Unreported / Non-Citable
Background
Cesar Delgado pleaded guilty in the Northern District of Texas to illegal reentry into the United States after removal, in violation of 8 U.S.C. § 1326(a). Because Delgado had previously been removed following a conviction for a non-aggravated felony, the district court sentenced him under the enhanced penalty provision of § 1326(b)(1), which raises the maximum term from two years to ten years of imprisonment. The district court imposed a sentence of 51 months of imprisonment and three years of supervised release.

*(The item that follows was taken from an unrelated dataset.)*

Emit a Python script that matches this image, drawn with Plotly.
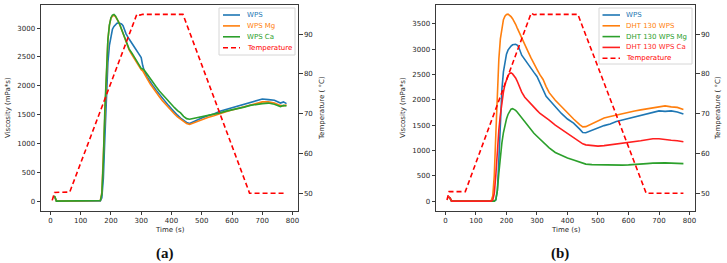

On appeal, Delgado argued that his sentence violated the Fifth and Sixth Amendments because the fact of his prior felony conviction — which triggered the enhanced statutory maximum — was neither alleged in his indictment nor admitted by him. He grounded this argument in Apprendi v. New Jersey, 530 U.S. 466 (2000), which generally requires that any fact increasing a statutory maximum be submitted to a jury and proved beyond a reasonable doubt. Delgado nonetheless conceded that his argument was foreclosed by existing precedent. The government filed an unopposed motion for summary affirmance.
The Court’s Holding
A per curiam panel of Judges Clement, Richman, and Willett granted the government’s motion and summarily affirmed the district court’s judgment. The court held that Delgado’s constitutional challenge is squarely foreclosed by Almendarez-Torres v. United States, 523 U.S. 224 (1998), which carved out a narrow exception to Apprendi permitting judges — rather than juries — to find the fact of a prior conviction for sentencing purposes.
The court noted that Almendarez-Torres remains binding Supreme Court precedent, citing the Fifth Circuit’s own decision in United States v. Pervis, 937 F.3d 546 (5th Cir. 2019), as well as the Supreme Court’s reaffirmation in Erlinger v. United States, 602 U.S. 821 (2024), that Almendarez-Torres persists as a narrow exception allowing judicial fact-finding as to prior convictions. Because no legal or factual question warranted full briefing, summary affirmance was appropriate under Groendyke Transport, Inc. v. Davis, 406 F.2d 1158 (5th Cir. 1969).
Key Takeaways
- Almendarez-Torres remains good law in the Fifth Circuit: a judge may find the fact of a prior conviction to trigger a higher statutory maximum without that fact being charged in the indictment or admitted by the defendant.
- The Apprendi line of cases does not disturb this prior-conviction exception, and the Supreme Court’s 2024 decision in Erlinger expressly confirmed that Almendarez-Torres survives as a narrow carve-out.
- Where a defendant concedes that his argument is foreclosed by controlling precedent, the Fifth Circuit will grant the government’s motion for summary affirmance without full merits briefing.
Why It Matters
This decision reinforces that defendants convicted of illegal reentry face significantly enhanced exposure — up to ten years rather than two — whenever a prior felony removal is established at sentencing, even without a jury finding or an admission in a plea colloquy. Defense counsel challenging this framework on Apprendi grounds continue to face a ceiling imposed by Almendarez-Torres that neither the Fifth Circuit nor the Supreme Court has dismantled.
The case also illustrates the continued vitality of the summary affirmance procedure in the Fifth Circuit for appeals that are concededly controlled by existing precedent, allowing the court to dispose of such matters efficiently without requiring full briefing from either side.